The Korean government has been concentrating on establishing online government services since 1987 when it enacted laws expanding the supply of desktops and promoting the use of computer networks in order to more conveniently provide high-quality government services to its citizens. Thanks to such ongoing efforts to develop related technologies, Korea’s e-government systems are now receiving praise from around the world.
We would like to trace this journey from its initial footsteps through to some of today's most successful cases, and take a look at future directions in which the Korean government's online services and international cooperation are likely to go.
This is the fifth part in a series about the Korean government sharing its e-government systems with the world.
Today we cover the Korean government’s online procurement systems.
Public procurement is one of the most important roles performed by a government. It determines the supplies purchased by government organizations and the contracts for facilities and amenities to be constructed by the public sector.

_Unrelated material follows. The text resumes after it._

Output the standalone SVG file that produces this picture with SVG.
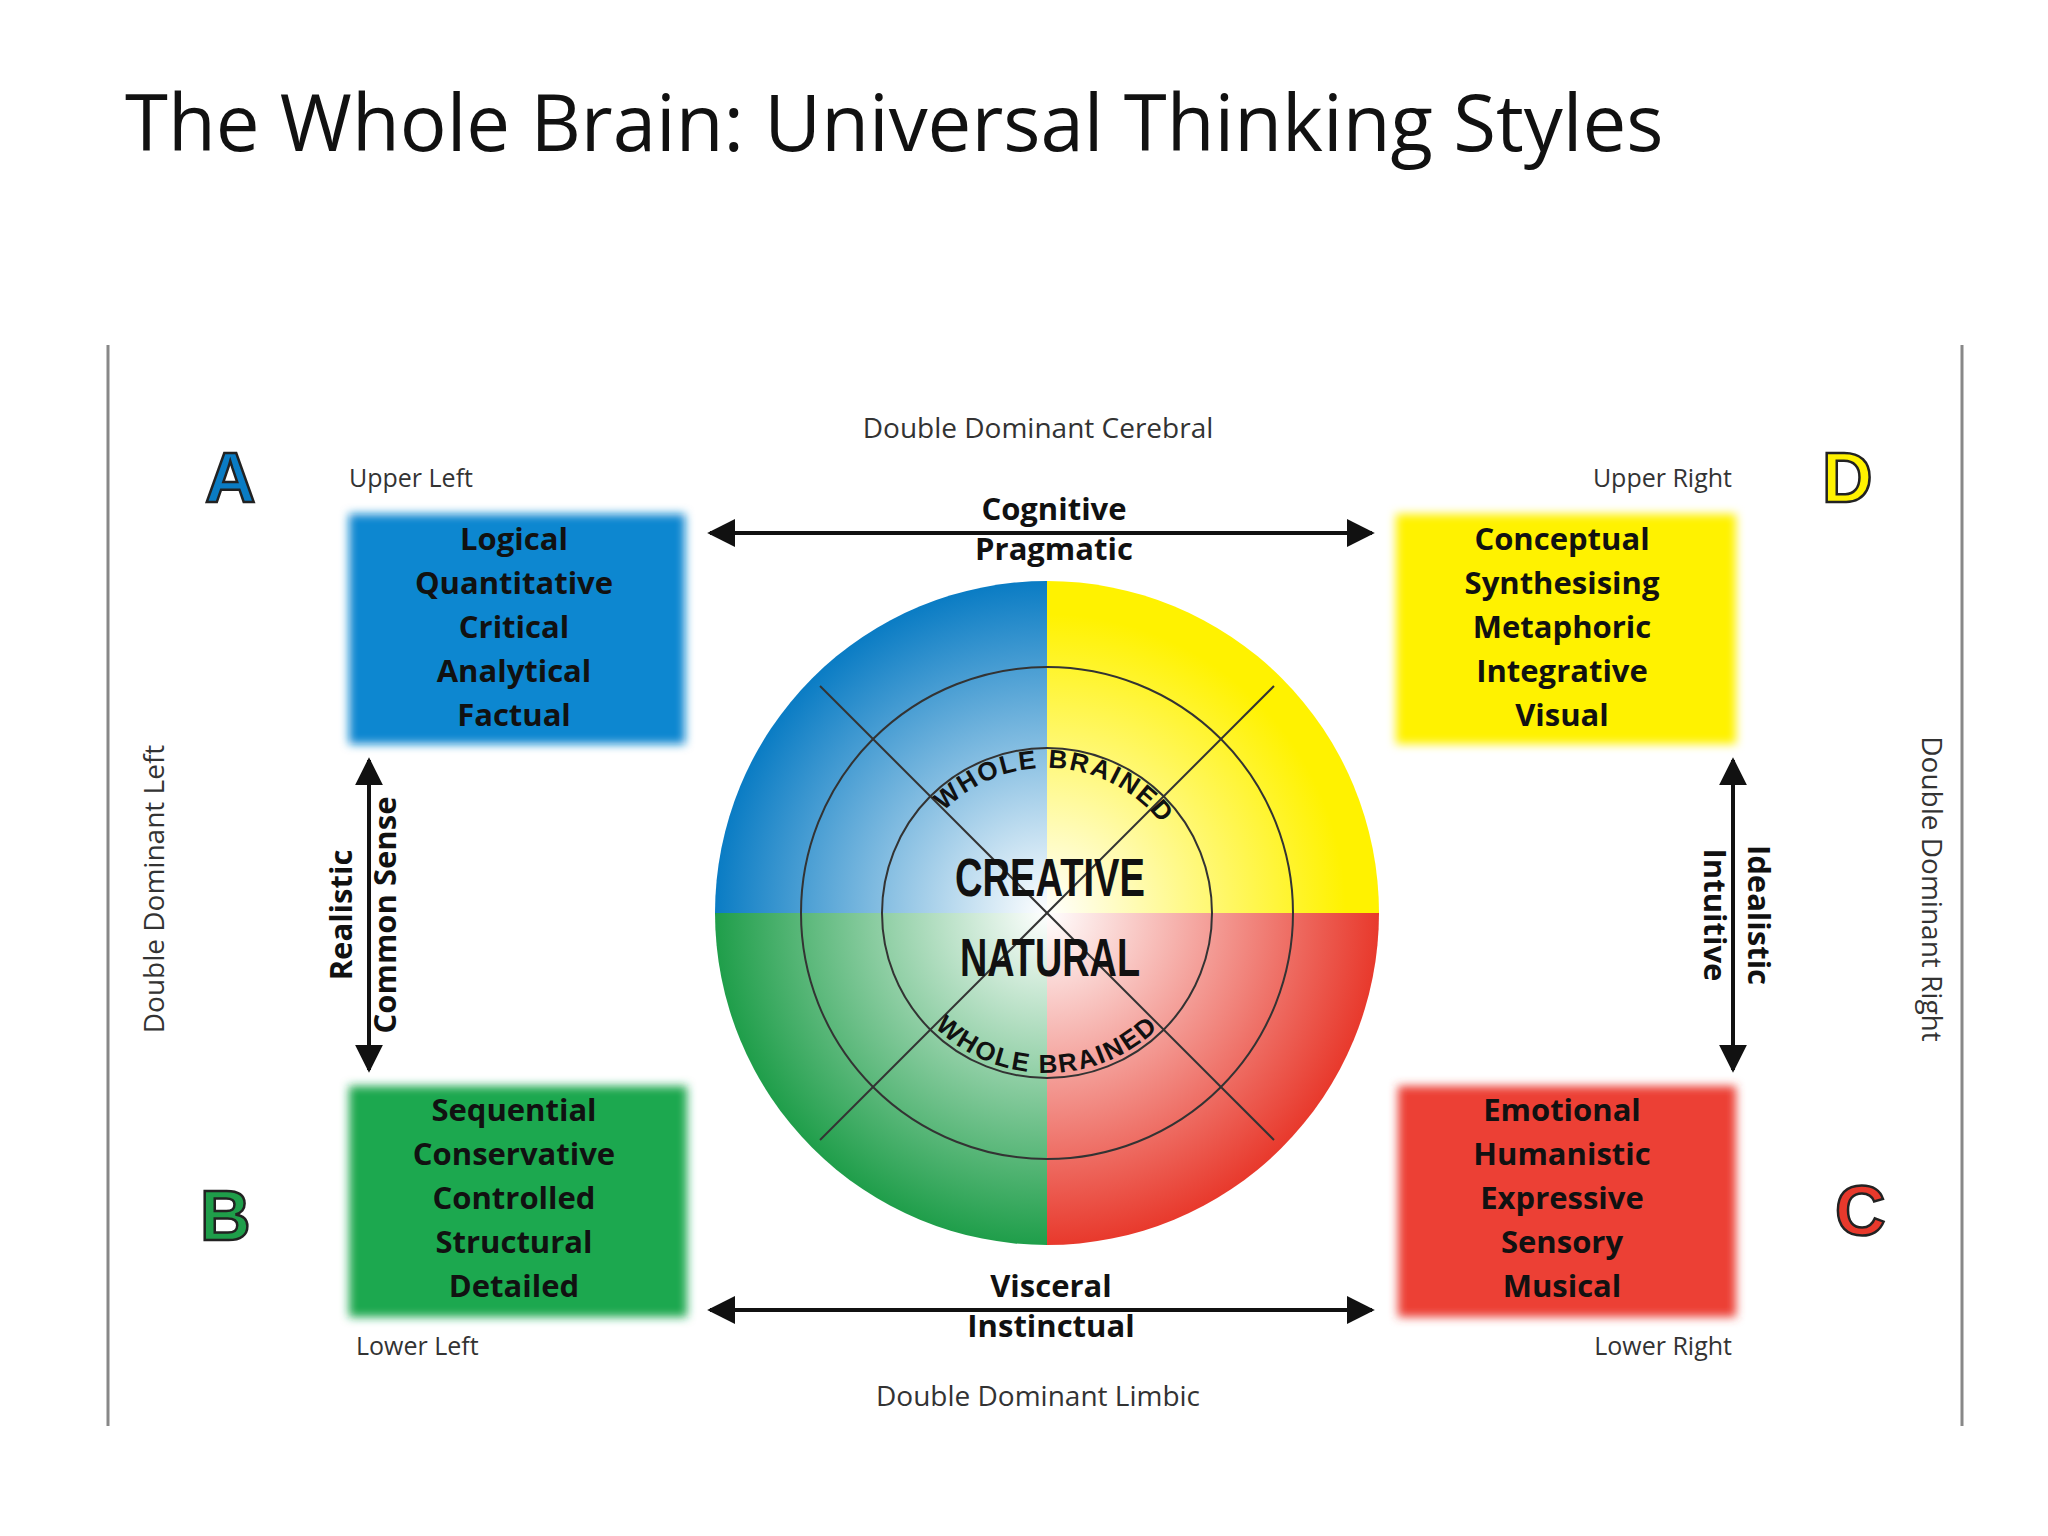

Since its establishment in 2002, the Korean government's Public Procurement Service (PPS) has been managing an online public procurement system, the Korea Online E-procurement System (KONEPS), also known as “Nara Jangteo” (나라 장터), in order to deal with public sector procurements in a digitalized manner. The KONEPS is the national public e-procurement system that processes the entire procurement cycle online, from tender notice and bidding through to contracting and payment. All public entities publish tender notices through KONEPS, and suppliers may participate in all public sector biddings after a one-time registration with the KONEPS, except for procurement projects in the defense sector.
KONEPS is the single window of the e-procurement system for the public sector that provides real-time information about online biddings for all government organizations. All registered firms can take part in biddings from any organizations without having to repeat the same procedures. KONEPS opens all procurement procedures in real-time in order to boost transparency. This is a cost-efficient system as it does not require too much paper work, such as bidding documents. It also boosts efficiency as it standardized procurement tasks in the public sector and interacts with data owned by public organizations.
A growing number of firms and public organizations use KONEPS. According to procurement authorities, in 2015 about 50,000 public entities and 320,000 firms registered with KONEPS. The accumulated transactions through KONEPS amounted to KRW 74.56 trillion. This means KONEPS made more than 60 percent of Korea's total public procurements of KRW 119 trillion, the largest single cyber transaction market in the world. In 2014, approximately 48,000 public organizations and 290,000 firms registered with KONEPS, which recorded KRW 67.32 trillion worth of accumulated transactions. In 2008, accumulated KONEPS transactions stood at KRW 63.15 trillion, with 39,000 public organizations and 150,000 firms.
Korea’s e-procurement system is highly respected around the globe. In 2003, KONEPS received a U.N. Public Service Award. The next year, the U.N. praised KONEPS for being one of the “best-practice models for e-procurement” in the category of reform of procurement operations.
The OECD also praised KONEPS in 2004, saying “no further action required.” The OECD and the PPS also jointly published a report titled “The Korean Public Procurement Service: Innovating for Effectiveness” in March 2016.
The world’s attention on Korea’s e-procurement system has led to many overseas exports. As of November 2016, the online procurement system used by the Korean government has been exported to seven countries. KONEPS was exported to Vietnam in 2008, which was worth about USD 1.78 million, to Costa Rica in 2009, worth around USD 0.31 million, to Mongolia in 2010 (USD 4.16 million), to Tunisia in 2011 (USD 5.7 million), to Cameroon in 2013 (USD 1.1 million), to Rwanda (USD 5.07 million) and to Jordan in 2015 (USD 8.5 million).
Among those, Costa Rica’s online procurement system, Mer-link, was awarded the ExcelGov Award from the Network of e-Government Leaders of Latin America and the Caribbean in 2012. In Tunisia, TUNEPS, the local version of KONEPS, was recognized as a Regional Champion in the Open Government Partnership 2015 program.
The world’s interest in the Korean government's e-procurement systems is spreading around the globe, including to African countries such as Ethiopia and Uganda, to countries in Central and South America and to Asia. The Ethiopian government asked for the PPS to conduct a feasibility test for the introduction of KONEPS there in March 2015. In the case of Tunisia, the Tunisian government hoped to expand cooperation on e-government services with Korea after the joint establishment of an e-procurement system with Korea. The two countries signed an MOU on e-government cooperation in May 2016.
Korea has been actively sharing its experiences and knowhow with its partners around the world. According to procurement authorities, about 30 countries and around 200 procurement officials have visited Korea to take part in e-procurement education programs. In 2016 alone, as of November, a total of 286 officials from 79 countries, including Uganda, Mongolia, Botswana and Afghanistan, have come to Korea for e-procurement training programs.